╭──

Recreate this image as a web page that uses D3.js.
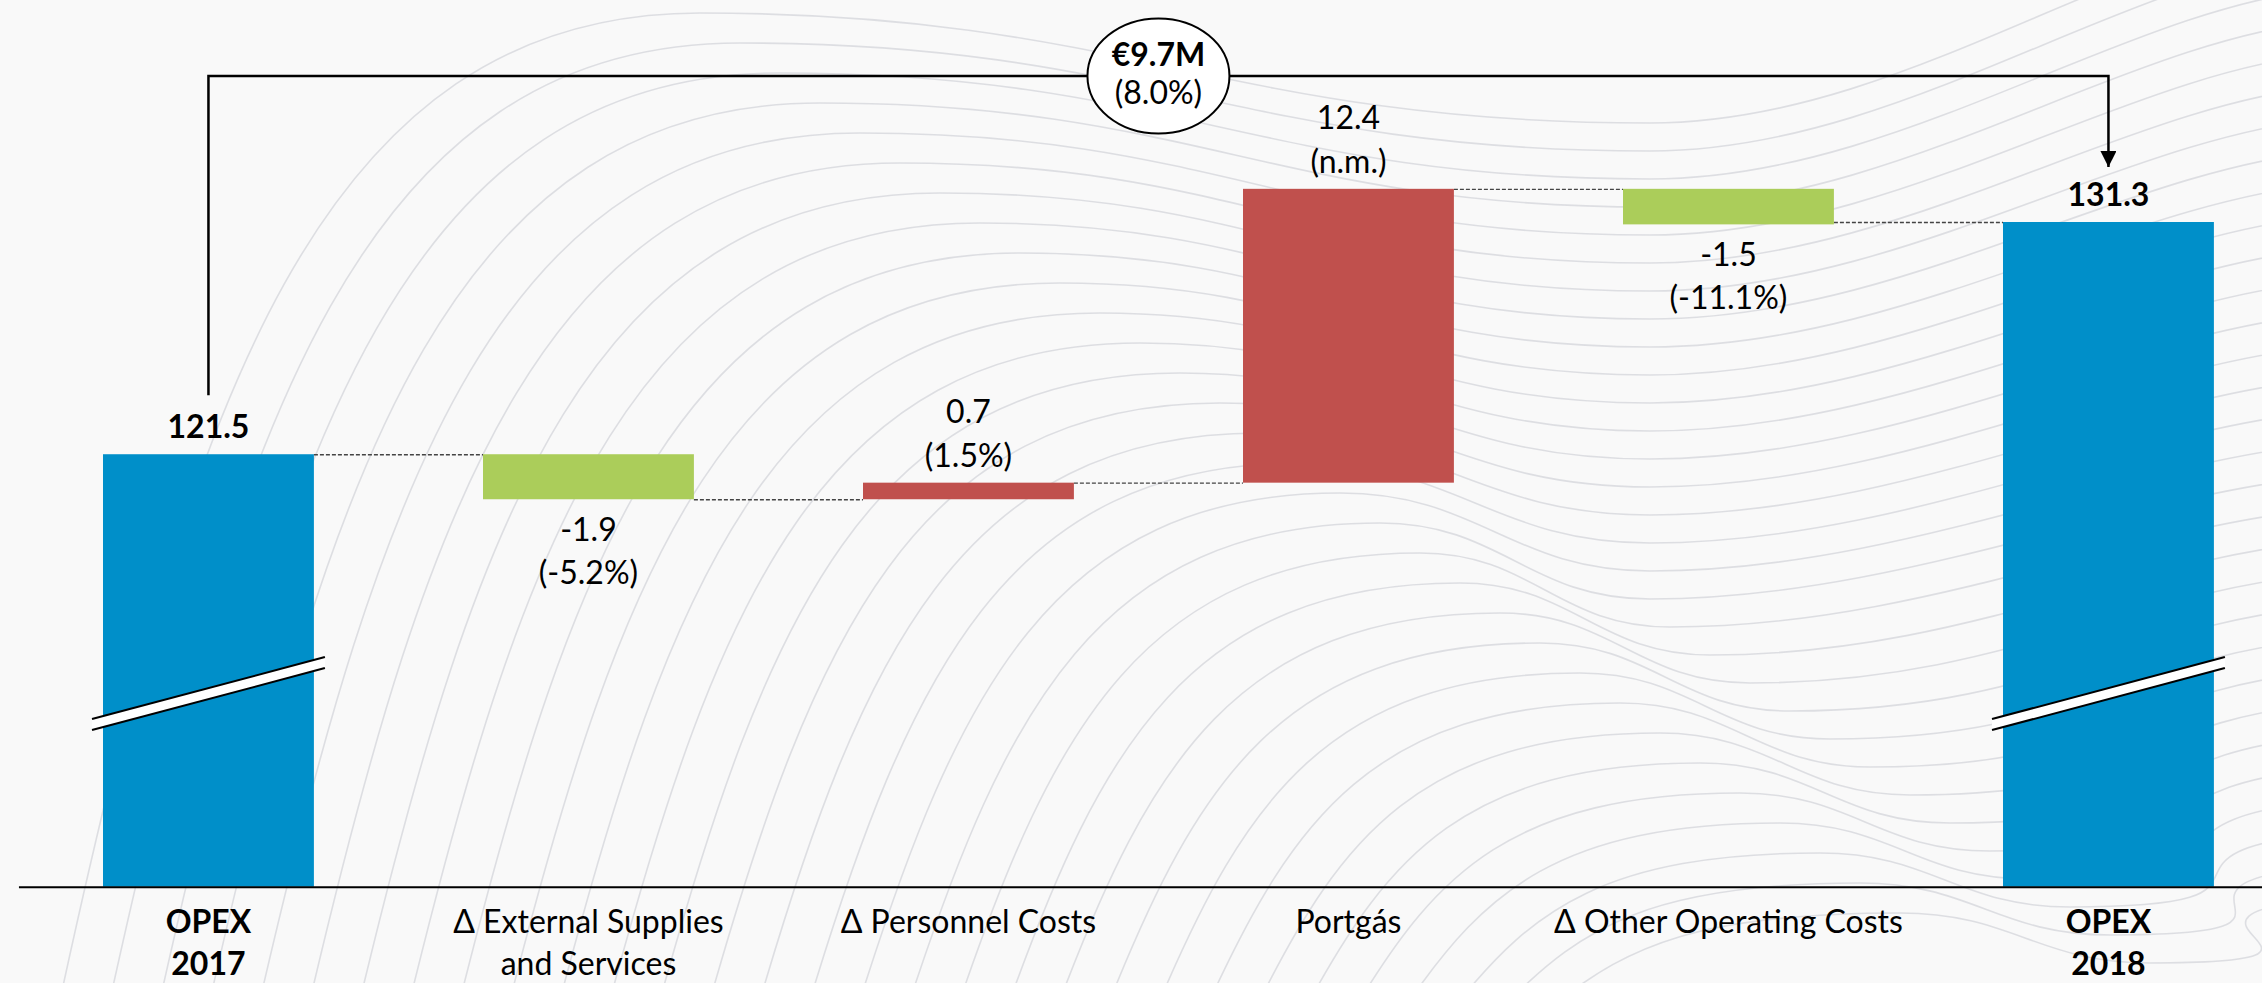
<!DOCTYPE html>
<html>
<head>
<meta charset="utf-8">
<script src="https://cdn.jsdelivr.net/npm/d3@7"></script>
<style>
  html, body { margin: 0; padding: 0; background: #f9f9f9; }
  svg { display: block; }
  text { font-family: Lato, "Open Sans", sans-serif; fill: #000; }
</style>
</head>
<body>
<svg id="chart" width="2262" height="983"></svg>
<script>
// ---- data ----
const categories = ["OPEX 2017", "Δ External Supplies and Services", "Δ Personnel Costs", "Portgás", "Δ Other Operating Costs", "OPEX 2018"];
const categoryLines = [["OPEX", "2017"], ["Δ External Supplies", "and Services"], ["Δ Personnel Costs"], ["Portgás"], ["Δ Other Operating Costs"], ["OPEX", "2018"]];
const values = [121.5, -1.9, 0.7, 12.4, -1.5, 131.3];
const kinds = ["total", "delta", "delta", "delta", "delta", "total"];
const valueLabels = ["121.5", "-1.9", "0.7", "12.4", "-1.5", "131.3"];
const pctLabels = ["", "(-5.2%)", "(1.5%)", "(n.m.)", "(-11.1%)", ""];
const bridgeLabel = "€9.7M";
const bridgePct = "(8.0%)";
const axisFloor = 103.25;   // broken value axis starts here
const breakValue = 111.4;   // where the axis break marks sit

// ---- layout ----
const W = 2262, H = 983;
const svg = d3.select("#chart");
const colors = { total: "#008fc9", up: "#c0504d", down: "#abcd5a" };

// background decoration (faint contour lines)
const bg = svg.append("g").attr("fill", "none").attr("stroke", "#d9dadf").attr("stroke-width", 1.6).attr("opacity", 0.85);
for (let i = 0; i < 31; i++) {
  const xs = 60 + 50 * i, xp = 700 + 40 * i, yp = 13 + 30 * i;
  const ym = yp + 110 - 2 * i, yr = yp - 90 + 2.5 * i;
  const xm = Math.max(1650, xp + 250);
  const p = d3.path();
  p.moveTo(xs, 1000);
  p.bezierCurveTo(xs + (xp - xs) * 0.2, yp + (1000 - yp) * 0.4, xp - (xp - xs) * 0.6, yp, xp, yp);
  p.bezierCurveTo(xp + (xm - xp) * 0.45, yp, xm - (xm - xp) * 0.45, ym, xm, ym);
  p.bezierCurveTo(xm + 250, ym, 2120, yr + 20, 2330, yr);
  bg.append("path").attr("d", p.toString());
}

const x = d3.scaleBand().domain(categories).range([18.45, 2298.45]).paddingInner(0.445).paddingOuter(0.2225);
const y = d3.scaleLinear().domain([axisFloor, 131.3]).range([886.7, 222]);

// compute waterfall geometry
let run = 0;
const bars = categories.map((c, i) => {
  let lo, hi, color;
  if (kinds[i] === "total") {
    lo = axisFloor; hi = values[i]; run = values[i]; color = colors.total;
  } else {
    const start = run; run = run + values[i];
    lo = Math.min(start, run); hi = Math.max(start, run);
    color = values[i] >= 0 ? colors.up : colors.down;
  }
  return { c, i, lo, hi, end: run, color, v: values[i] };
});

// connectors
const conn = svg.append("g");
for (let i = 0; i < bars.length - 1; i++) {
  const level = kinds[i] === "total" ? bars[i].hi : bars[i].end;
  const lvl = (i === bars.length - 2) ? values[bars.length - 1] : level;
  conn.append("line")
    .attr("x1", x(categories[i]) + x.bandwidth()).attr("x2", x(categories[i + 1]))
    .attr("y1", y(lvl) + 0.5).attr("y2", y(lvl) + 0.5)
    .attr("stroke", "#444").attr("stroke-width", 1.3).attr("stroke-dasharray", "4,2");
}

// bars
svg.append("g").selectAll("rect").data(bars).join("rect")
  .attr("x", d => x(d.c)).attr("width", x.bandwidth())
  .attr("y", d => y(d.hi)).attr("height", d => y(d.lo) - y(d.hi))
  .attr("fill", d => d.color);

// axis
const axisG = svg.append("g").attr("transform", `translate(0,${y(axisFloor)})`)
  .call(d3.axisBottom(x).tickSize(0).tickFormat(""));
axisG.select(".domain").attr("stroke", "#000").attr("stroke-width", 2);

// category labels
const catG = svg.append("g");
categoryLines.forEach((lines, i) => {
  const t = catG.append("text").attr("text-anchor", "middle")
    .attr("font-size", 32).attr("font-weight", kinds[i] === "total" ? 700 : 400);
  lines.forEach((ln, j) => {
    t.append("tspan").attr("x", x(categories[i]) + x.bandwidth() / 2)
      .attr("y", 933 + j * 42).text(ln);
  });
});

// break marks on total bars
bars.filter(d => kinds[d.i] === "total").forEach(d => {
  const x0 = x(d.c) - 11, x1 = x(d.c) + x.bandwidth() + 11;
  const yc = y(breakValue);
  const half = 62 / 2, gap = 11;
  const yl = yc + half, yr = yc - half;
  svg.append("polygon")
    .attr("points", `${x0},${yl - gap / 2} ${x1},${yr - gap / 2} ${x1},${yr + gap / 2} ${x0},${yl + gap / 2}`)
    .attr("fill", "#fff");
  [-gap / 2, gap / 2].forEach(o => {
    svg.append("line").attr("x1", x0).attr("y1", yl + o).attr("x2", x1).attr("y2", yr + o)
      .attr("stroke", "#000").attr("stroke-width", 2);
  });
});

// value labels
const lab = svg.append("g").attr("text-anchor", "middle").attr("font-size", 32);
bars.forEach(d => {
  const cx = x(d.c) + x.bandwidth() / 2;
  if (kinds[d.i] === "total") {
    lab.append("text").attr("x", cx).attr("y", y(d.hi) - 16).attr("font-weight", 700).text(valueLabels[d.i]);
  } else if (d.v >= 0) {
    lab.append("text").attr("x", cx).attr("y", y(d.hi) - 60).text(valueLabels[d.i]);
    lab.append("text").attr("x", cx).attr("y", y(d.hi) - 16).text(pctLabels[d.i]);
  } else {
    lab.append("text").attr("x", cx).attr("y", y(d.lo) + 42).text(valueLabels[d.i]);
    lab.append("text").attr("x", cx).attr("y", y(d.lo) + 85).text(pctLabels[d.i]);
  }
});

// bridge bracket with arrow
const xa = x(categories[0]) + x.bandwidth() / 2;
const xb = x(categories[5]) + x.bandwidth() / 2;
const yTop = 76;
svg.append("defs").append("marker").attr("id", "arr")
  .attr("viewBox", "0 0 10 10").attr("refX", 10).attr("refY", 5)
  .attr("markerWidth", 16).attr("markerHeight", 16).attr("markerUnits", "userSpaceOnUse")
  .attr("orient", "auto")
  .append("path").attr("d", "M0,0 L10,5 L0,10 Z").attr("fill", "#000");
svg.append("path")
  .attr("d", `M${xa},${y(values[0]) - 59} V${yTop} H${xb} V${y(values[5]) - 55}`)
  .attr("fill", "none").attr("stroke", "#000").attr("stroke-width", 2.5)
  .attr("marker-end", "url(#arr)");
const mx = (xa + xb) / 2;
svg.append("ellipse").attr("cx", mx).attr("cy", yTop).attr("rx", 71).attr("ry", 57.5)
  .attr("fill", "#fff").attr("stroke", "#000").attr("stroke-width", 2);
svg.append("text").attr("x", mx).attr("y", 66).attr("text-anchor", "middle")
  .attr("font-size", 32).attr("font-weight", 700).text(bridgeLabel);
svg.append("text").attr("x", mx).attr("y", 104).attr("text-anchor", "middle")
  .attr("font-size", 32).text(bridgePct);
</script>
</body>
</html>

╰──

▸ **REQUEST**: Exactly as they appear, print the lines of the listing above from its first line through the line that contains "d3.scaleLinear().domain([axisFloor, 131.3]).range([886.7, 222]);", minus the pictures.

▸ **TASK OUTPUT**:
Recreate this image as a web page that uses D3.js.
<!DOCTYPE html>
<html>
<head>
<meta charset="utf-8">
<script src="https://cdn.jsdelivr.net/npm/d3@7"></script>
<style>
  html, body { margin: 0; padding: 0; background: #f9f9f9; }
  svg { display: block; }
  text { font-family: Lato, "Open Sans", sans-serif; fill: #000; }
</style>
</head>
<body>
<svg id="chart" width="2262" height="983"></svg>
<script>
// ---- data ----
const categories = ["OPEX 2017", "Δ External Supplies and Services", "Δ Personnel Costs", "Portgás", "Δ Other Operating Costs", "OPEX 2018"];
const categoryLines = [["OPEX", "2017"], ["Δ External Supplies", "and Services"], ["Δ Personnel Costs"], ["Portgás"], ["Δ Other Operating Costs"], ["OPEX", "2018"]];
const values = [121.5, -1.9, 0.7, 12.4, -1.5, 131.3];
const kinds = ["total", "delta", "delta", "delta", "delta", "total"];
const valueLabels = ["121.5", "-1.9", "0.7", "12.4", "-1.5", "131.3"];
const pctLabels = ["", "(-5.2%)", "(1.5%)", "(n.m.)", "(-11.1%)", ""];
const bridgeLabel = "€9.7M";
const bridgePct = "(8.0%)";
const axisFloor = 103.25;   // broken value axis starts here
const breakValue = 111.4;   // where the axis break marks sit

// ---- layout ----
const W = 2262, H = 983;
const svg = d3.select("#chart");
const colors = { total: "#008fc9", up: "#c0504d", down: "#abcd5a" };

// background decoration (faint contour lines)
const bg = svg.append("g").attr("fill", "none").attr("stroke", "#d9dadf").attr("stroke-width", 1.6).attr("opacity", 0.85);
for (let i = 0; i < 31; i++) {
  const xs = 60 + 50 * i, xp = 700 + 40 * i, yp = 13 + 30 * i;
  const ym = yp + 110 - 2 * i, yr = yp - 90 + 2.5 * i;
  const xm = Math.max(1650, xp + 250);
  const p = d3.path();
  p.moveTo(xs, 1000);
  p.bezierCurveTo(xs + (xp - xs) * 0.2, yp + (1000 - yp) * 0.4, xp - (xp - xs) * 0.6, yp, xp, yp);
  p.bezierCurveTo(xp + (xm - xp) * 0.45, yp, xm - (xm - xp) * 0.45, ym, xm, ym);
  p.bezierCurveTo(xm + 250, ym, 2120, yr + 20, 2330, yr);
  bg.append("path").attr("d", p.toString());
}

const x = d3.scaleBand().domain(categories).range([18.45, 2298.45]).paddingInner(0.445).paddingOuter(0.2225);
const y = d3.scaleLinear().domain([axisFloor, 131.3]).range([886.7, 222]);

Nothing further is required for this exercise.